Enfin, nous voici à Montréal.

Depuis longtemps, dès ma plus petite enfance, je rêvais du Canada.

J’entendais toujours mon parrain regretter, avec quelle expression de fureur, l’abandon de ce territoire par la France à l’Angleterre. Je l’avais entendu énumérer, sans très bien les comprendre, les avantages pécuniaires du Canada, la fortune immense qu’il y avait dans ses terres, etc., etc.. Et ce pays était resté dans mon cerveau la terre lointaine et désirée.

Éveillée depuis longtemps par le sifflet strident du chemin de fer, je demandai l’heure. Il me fut répondu qu’il était onze heures du soir.

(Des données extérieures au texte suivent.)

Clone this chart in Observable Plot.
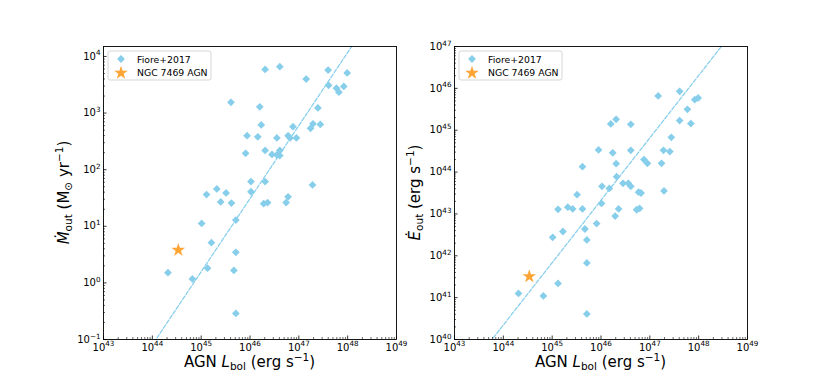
<!DOCTYPE html>
<html><head><meta charset="utf-8">
<script src="https://cdn.jsdelivr.net/npm/d3@7"></script>
<script src="https://cdn.jsdelivr.net/npm/@observablehq/plot@0.6"></script>
<style>
body{margin:0;background:#fff;}
#wrap{position:relative;width:830px;height:388px;overflow:hidden;background:#fff;}
#wrap svg{position:absolute;top:0;}
</style></head><body><div id="wrap"></div>
<script>
// ---- Data (log10 values) ----
// Left panel: Fiore+2017 mass outflow rates
const fioreLogLbolM = [46.31,46.61,47.60,47.99,47.15,47.61,47.77,47.82,47.92,45.61,46.20,47.39,46.23,46.88,47.24,47.29,47.44,45.94,46.16,46.55,46.78,46.82,46.95,46.31,45.91,46.45,46.55,46.61,46.61,46.02,46.31,47.28,45.32,45.11,45.51,46.02,45.40,45.62,46.28,46.36,46.74,46.78,45.71,45.01,45.21,45.71,45.13,45.67,44.32,44.82,45.71];
const fioreLogMdot   = [3.77,3.82,3.76,3.71,3.60,3.49,3.44,3.37,3.47,3.19,3.11,3.09,2.79,2.76,2.73,2.81,2.80,2.60,2.58,2.56,2.60,2.56,2.56,2.34,2.29,2.27,2.26,2.34,2.25,1.79,1.79,1.73,1.66,1.56,1.59,1.61,1.43,1.41,1.40,1.42,1.42,1.52,1.11,1.05,0.71,0.54,0.26,0.22,0.18,0.07,-0.54];
// Right panel: Fiore+2017 kinetic power
const fioreLogLbolE = [47.17,47.61,47.92,47.99,47.77,47.61,47.84,46.20,46.31,46.61,47.44,45.95,46.24,46.61,47.28,47.41,46.88,46.95,47.24,46.31,45.62,46.32,46.02,46.17,46.45,46.56,46.61,46.77,46.82,47.29,45.51,46.01,45.12,45.32,45.42,45.62,46.36,46.29,46.73,46.79,45.91,45.67,45.01,45.22,45.71,45.71,45.12,44.82,44.31,45.71];
const fioreLogEdot   = [45.82,45.93,45.73,45.77,45.50,45.23,45.16,45.15,45.26,45.14,44.83,44.53,44.46,44.52,44.52,44.49,44.30,44.21,44.21,44.20,44.13,43.89,43.66,43.61,43.73,43.73,43.66,43.52,43.50,43.55,43.46,43.25,43.11,43.16,43.12,43.12,43.12,42.95,43.10,43.13,42.77,42.64,42.44,42.58,42.38,41.83,41.34,41.04,41.10,40.61];
// NGC 7469 AGN
const ngcLbol = 3.4e44;
const ngcMdot = 3.8;
const ngcEdot = 3.2e41;
// Fit lines (log10 endpoints)
const fitMLogL = [43.5, 48.1];
const fitMLogY = [-1.74, 4.20];
const fitELogL = [43.5, 48.8];
const fitELogY = [39.6, 47.5];
// Axis ranges and labels
const xDomain = [1e43, 1e49];
const yDomainM = [1e-1, 1.5e4];
const yDomainE = [1e40, 1e47];
const xMajorExp = [43,44,45,46,47,48,49];
const yMajorExpM = [-1,0,1,2,3,4];
const yMajorExpE = [40,41,42,43,44,45,46,47];
const legendLabels = ["Fiore+2017", "NGC 7469 AGN"];

const SKY = "#87CEEB", ORANGE = "#FFA535";
const FONT = "DejaVu Sans";

function minors(lo, hi, dom) {
  const out = [];
  for (let e = lo; e < hi; e++) for (let k = 2; k <= 9; k++) {
    const v = k * 10 ** e; if (v >= dom[0] && v <= dom[1]) out.push(v);
  }
  return out;
}

function supify(svg) {
  d3.select(svg).selectAll('g[aria-label$="tick label"] text').each(function () {
    const t = this.textContent; const m = t.match(/^10\^(.+)$/);
    if (!m) return;
    const el = d3.select(this); el.text(null);
    el.append("tspan").text("10");
    el.append("tspan").attr("dy", -4.2).attr("font-size", "7.2px").text(m[1].replace("-", "\u2212"));
  });
}

function richText(g, x, y, rotate, size, parts) {
  const t = g.append("text")
    .attr("transform", `translate(${x},${y}) rotate(${rotate})`)
    .attr("text-anchor", "middle").attr("font-family", FONT).attr("font-size", size).attr("fill", "black");
  let cur = 0;
  for (const p of parts) {
    const shift = p.shift || 0;
    const ts = t.append("tspan").text(p.t).attr("dy", shift - cur);
    cur = shift;
    if (p.small) ts.attr("font-size", size * 0.7);
    if (p.it) ts.attr("font-style", "italic");
  }
  return t;
}

function panel({lx, ly, starY, yDomain, yMajExp, fitL, fitY, mL, mR, yLabelParts, yLabelX}) {
  const W = 415, H = 388, mT = 46, mB = 49;
  const fw = W - mL - mR, fh = H - mT - mB;
  const pts = lx.map((l, i) => ({x: 10 ** l, y: 10 ** ly[i]}));
  const fit = fitL.map((l, i) => ({x: 10 ** l, y: 10 ** fitY[i]}));
  const xMaj = xMajorExp.map(e => 10 ** e);
  const yMaj = yMajExp.map(e => 10 ** e);
  const fmt = d => `10^${Math.round(Math.log10(d))}`;
  const svg = Plot.plot({
    width: W, height: H, marginLeft: mL, marginRight: mR, marginTop: mT, marginBottom: mB,
    style: {fontFamily: FONT, fontSize: "10px", background: "transparent", color: "black", overflow: "visible"},
    x: {type: "log", domain: xDomain, label: null},
    y: {type: "log", domain: yDomain, label: null},
    marks: [
      Plot.line(fit, {x: "x", y: "y", stroke: SKY, strokeWidth: 1.25, strokeDasharray: "4,1.8", clip: true}),
      Plot.dot(pts, {x: "x", y: "y", symbol: "diamond2", r: 3.5, fill: SKY}),
      Plot.dot([{x: ngcLbol, y: starY}], {x: "x", y: "y", symbol: "star", r: 4.3, fill: ORANGE}),
      Plot.tickX(minors(43, 49, xDomain), {x: d => d, insetTop: fh - 2, stroke: "black", strokeWidth: 0.6}),
      Plot.tickX(xMaj, {x: d => d, insetTop: fh - 3.5, stroke: "black", strokeWidth: 0.8}),
      Plot.tickY(minors(yMajExp[0], yMajExp[yMajExp.length - 1] + 1, yDomain), {y: d => d, insetRight: fw - 2, stroke: "black", strokeWidth: 0.6}),
      Plot.tickY(yMaj, {y: d => d, insetRight: fw - 3.5, stroke: "black", strokeWidth: 0.8}),
      Plot.axisX({ticks: xMaj, tickSize: 0, tickPadding: 4, tickFormat: fmt}),
      Plot.axisY({ticks: yMaj, tickSize: 0, tickPadding: 3, tickFormat: fmt}),
      Plot.frame({stroke: "black", strokeWidth: 0.9})
    ]
  });
  supify(svg);
  const g = d3.select(svg).append("g");
  // x label
  richText(g, mL + fw / 2, 367, 0, 15, [
    {t: "AGN "}, {t: "L", it: true}, {t: "bol", small: true, shift: 3}, {t: " (erg s"},
    {t: "\u22121", small: true, shift: -6}, {t: ")"}]);
  // y label
  richText(g, yLabelX, mT + fh / 2, -90, 15, yLabelParts);
  // legend
  const lx0 = mL + 5, ly0 = mT + 5;
  g.append("rect").attr("x", lx0).attr("y", ly0).attr("width", 103).attr("height", 29).attr("rx", 2)
    .attr("fill", "white").attr("fill-opacity", 0.8).attr("stroke", "#cccccc").attr("stroke-width", 0.8);
  g.append("path").attr("d", d3.symbol(d3.symbolDiamond2, Math.PI * 3.5 * 3.5)())
    .attr("transform", `translate(${mL + 18},${ly0 + 8})`).attr("fill", SKY);
  g.append("path").attr("d", d3.symbol(d3.symbolStar, Math.PI * 4.3 * 4.3)())
    .attr("transform", `translate(${mL + 18},${ly0 + 22})`).attr("fill", ORANGE);
  legendLabels.forEach((s, i) => {
    g.append("text").attr("x", mL + 34).attr("y", ly0 + 11.5 + i * 13.7).attr("text-anchor", "start")
      .attr("font-family", FONT).attr("font-size", 9.3).attr("fill", "black").text(s);
  });
  return svg;
}

const wrap = document.getElementById("wrap");
const left = panel({
  lx: fioreLogLbolM, ly: fioreLogMdot, starY: ngcMdot, yDomain: yDomainM, yMajExp: yMajorExpM,
  fitL: fitMLogL, fitY: fitMLogY, mL: 103, mR: 19, yLabelX: 69,
  yLabelParts: [{t: "\u1E40", it: true}, {t: "out", small: true, shift: 3}, {t: " (M"},
    {t: "\u2299", small: true, shift: 3}, {t: " yr"}, {t: "\u22121", small: true, shift: -6}, {t: ")"}]
});
left.style.left = "0px";
const right = panel({
  lx: fioreLogLbolE, ly: fioreLogEdot, starY: ngcEdot, yDomain: yDomainE, yMajExp: yMajorExpE,
  fitL: fitELogL, fitY: fitELogY, mL: 39, mR: 83, yLabelX: 420 - 415,
  yLabelParts: [{t: "\u0116", it: true}, {t: "out", small: true, shift: 3}, {t: " (erg s"},
    {t: "\u22121", small: true, shift: -6}, {t: ")"}]
});
right.style.left = "415px";
wrap.appendChild(left);
wrap.appendChild(right);
</script>
</body></html>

Nous étions à quinze minutes de la gare. Le ciel était noir et uni comme un bouclier. Les falots placés de loin en loin accrochaient les blancheurs de la neige, entassée là depuis combien de jours ?...

Le train stoppa tout à coup et reprit sa marche dans une allure si lente, si timide, que je pensai que quelque déraillement était à craindre. Mais un bruit sourd, grandissant de seconde en seconde, me tint l’oreille au guet. Ce bruit se fit bientôt musique ; et c’est dans un formidable « Hurrah ! Vive la France ! » poussé par dix mille poitrines, soutenues par un orchestre jouant La Marseillaise d’une furia endiablée, que nous fîmes notre entrée à Montréal.

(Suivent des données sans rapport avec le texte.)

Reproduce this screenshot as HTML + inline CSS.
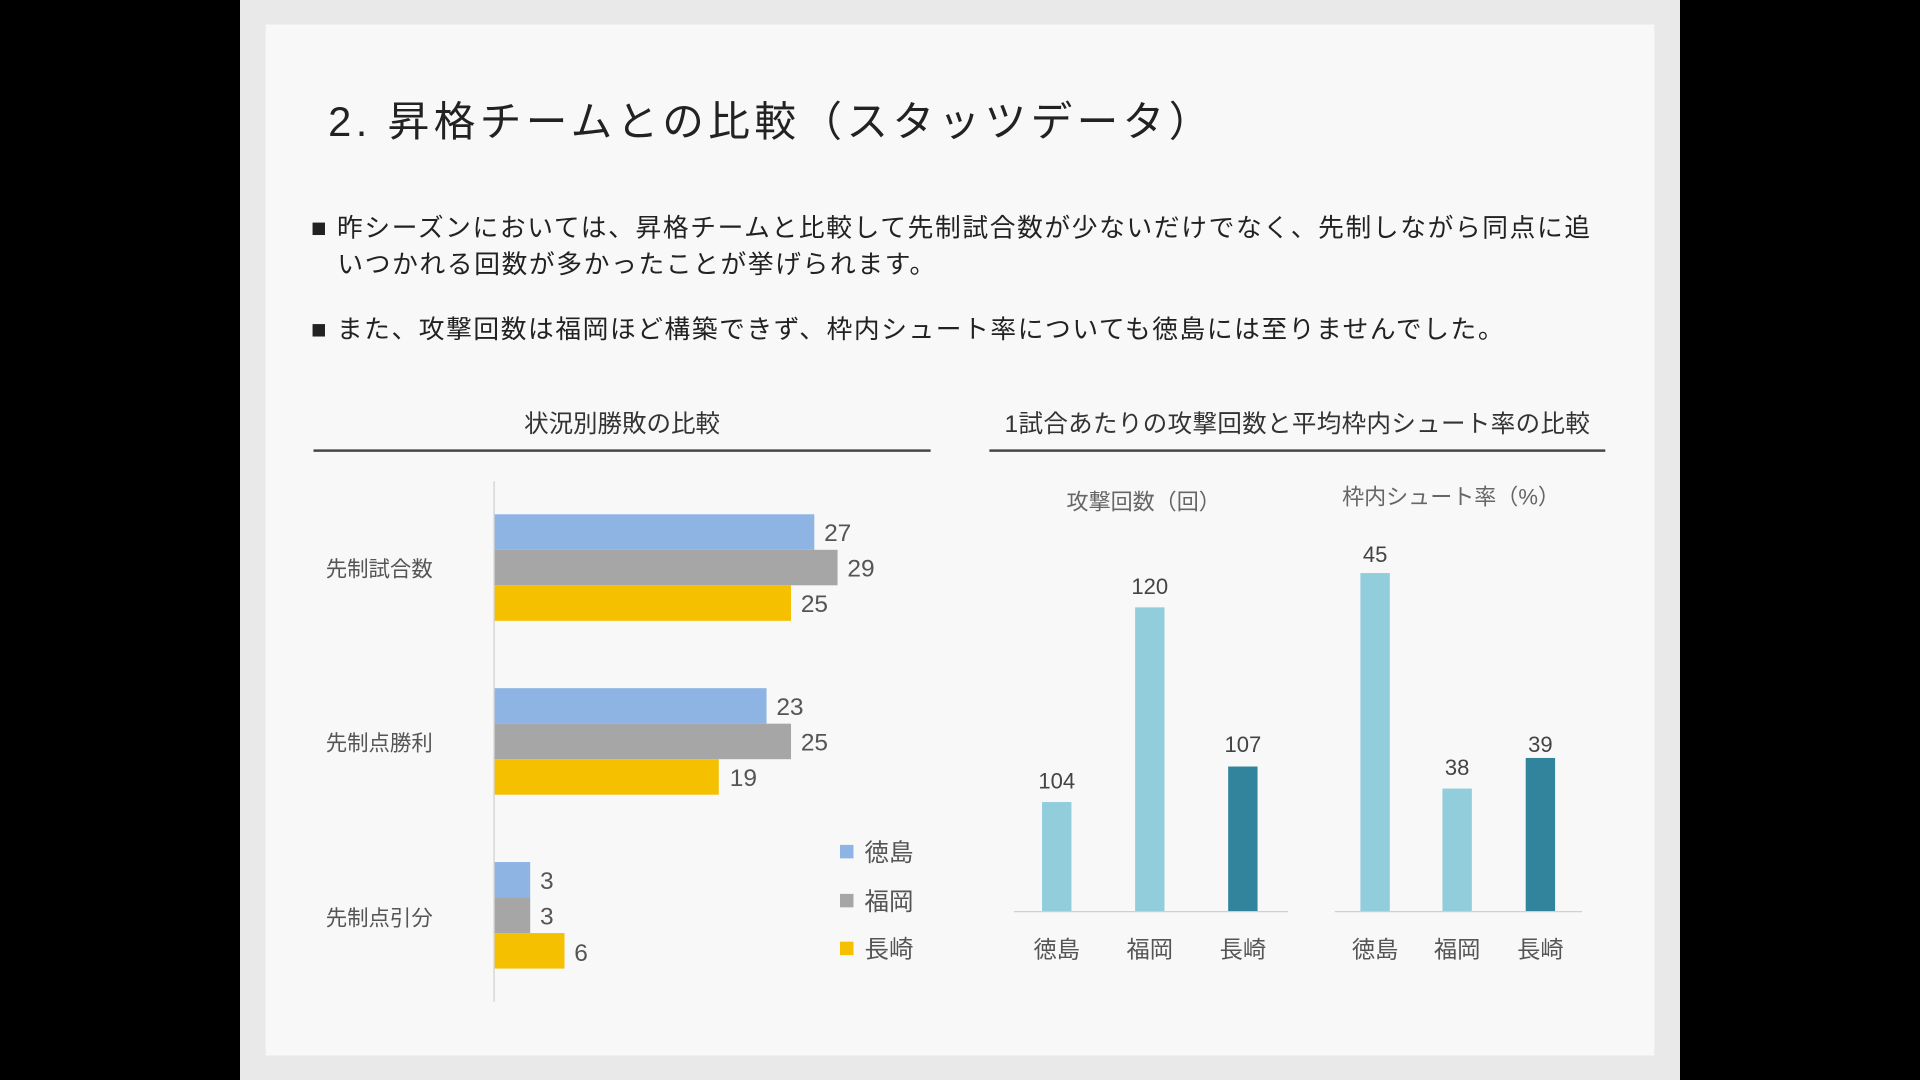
<!DOCTYPE html>
<html><head><meta charset="utf-8"><style>
html,body{margin:0;padding:0;background:#000;width:1920px;height:1080px;overflow:hidden}
#s{position:absolute;left:0;top:0;width:1568px;height:882px;transform:scale(1.22449);transform-origin:0 0;font-family:"Liberation Sans","Noto Sans CJK JP",sans-serif;color:#222}
.a{position:absolute;white-space:nowrap}
</style></head><body><div id="s">
<div class="a" style="left:196px;top:0;width:1176px;height:882px;background:#e9e9e9"></div>
<div class="a" style="left:217px;top:20px;width:1134px;height:842px;background:#f8f8f8"></div>
<div class="a" style="left:268px;top:72px;font-size:34px;letter-spacing:3.6px;color:#222">2. 昇格チームとの比較（スタッツデータ）</div>
<div class="a" style="left:254px;top:172px;font-size:21px;line-height:30px;letter-spacing:1.35px;color:#222">■ 昨シーズンにおいては、昇格チームと比較して先制試合数が少ないだけでなく、先制しながら同点に追<br>&nbsp;&nbsp;&nbsp;いつかれる回数が多かったことが挙げられます。</div>
<div class="a" style="left:254px;top:253px;font-size:21px;letter-spacing:1.3px;color:#222">■ また、攻撃回数は福岡ほど構築できず、枠内シュート率についても徳島には至りませんでした。</div>
<div class="a" style="left:256px;top:330px;width:504px;text-align:center;font-size:20px;color:#333">状況別勝敗の比較</div>
<div class="a" style="left:256px;top:367px;width:504px;height:2px;background:#444"></div>
<div class="a" style="left:808px;top:330px;width:503px;text-align:center;font-size:20px;letter-spacing:0.3px;color:#333">1試合あたりの攻撃回数と平均枠内シュート率の比較</div>
<div class="a" style="left:808px;top:367px;width:503px;height:2px;background:#444"></div>
<svg class="a" style="left:0;top:0" width="1568" height="882" font-family="Liberation Sans, Noto Sans CJK JP, sans-serif">
<line x1="403.5" y1="393" x2="403.5" y2="818" stroke="#d0d0d0"/>
<g font-size="20" fill="#555">
<rect x="404" y="420" width="261" height="29" fill="#8db4e2"/><text x="673" y="442">27</text>
<rect x="404" y="449" width="280" height="29" fill="#a6a6a6"/><text x="692" y="471">29</text>
<rect x="404" y="478" width="242" height="29" fill="#f5c000"/><text x="654" y="500">25</text>
<rect x="404" y="562" width="222" height="29" fill="#8db4e2"/><text x="634" y="584">23</text>
<rect x="404" y="591" width="242" height="29" fill="#a6a6a6"/><text x="654" y="613">25</text>
<rect x="404" y="620" width="183" height="29" fill="#f5c000"/><text x="596" y="642">19</text>
<rect x="404" y="704" width="29" height="29" fill="#8db4e2"/><text x="441" y="726">3</text>
<rect x="404" y="733" width="29" height="29" fill="#a6a6a6"/><text x="441" y="755">3</text>
<rect x="404" y="762" width="57" height="29" fill="#f5c000"/><text x="469" y="785">6</text>
<g font-size="17.5"><text x="266" y="471">先制試合数</text><text x="266" y="613">先制点勝利</text><text x="266" y="756">先制点引分</text></g>
<rect x="686" y="690" width="11" height="11" fill="#8db4e2"/><text x="706" y="703">徳島</text>
<rect x="686" y="730" width="11" height="11" fill="#a6a6a6"/><text x="706" y="743">福岡</text>
<rect x="686" y="769" width="11" height="11" fill="#f5c000"/><text x="706" y="782">長崎</text>
</g>
<line x1="828" y1="744.5" x2="1052" y2="744.5" stroke="#d0d0d0"/>
<line x1="1090" y1="744.5" x2="1292" y2="744.5" stroke="#d0d0d0"/>
<g font-size="18" fill="#444" text-anchor="middle">
<text x="934" y="416" fill="#666">攻撃回数（回）</text>
<text x="1185" y="412" fill="#666">枠内シュート率（%）</text>
<rect x="851" y="655" width="24" height="89" fill="#92cddc"/><text x="863" y="644">104</text>
<rect x="927" y="496" width="24" height="248" fill="#92cddc"/><text x="939" y="485">120</text>
<rect x="1003" y="626" width="24" height="118" fill="#31849b"/><text x="1015" y="614">107</text>
<rect x="1111" y="468" width="24" height="276" fill="#92cddc"/><text x="1123" y="459">45</text>
<rect x="1178" y="644" width="24" height="100" fill="#92cddc"/><text x="1190" y="633">38</text>
<rect x="1246" y="619" width="24" height="125" fill="#31849b"/><text x="1258" y="614">39</text>
<g font-size="19" fill="#555">
<text x="863" y="782">徳島</text><text x="939" y="782">福岡</text><text x="1015" y="782">長崎</text>
<text x="1123" y="782">徳島</text><text x="1190" y="782">福岡</text><text x="1258" y="782">長崎</text>
</g></g>
</svg>
</div></body></html>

L’endroit où s’arrêtait le train à cette époque était très resserré. Un talus assez haut servait de rempart au léger trottoir de la gare.

Debout sur la petite plate-forme de mon car, je regardais, émotionnée, l’étrange spectacle que j’avais devant moi : le talus était hérissé d’ours tenant des lanternes. Il y en avait des centaines et des centaines. Dans l’espace étroit entre le talus et le train arrêté, il y en avait encore de ces ours, des grands, des petits... et je me demandais avec terreur comment j’allais faire pour rejoindre mon traîneau.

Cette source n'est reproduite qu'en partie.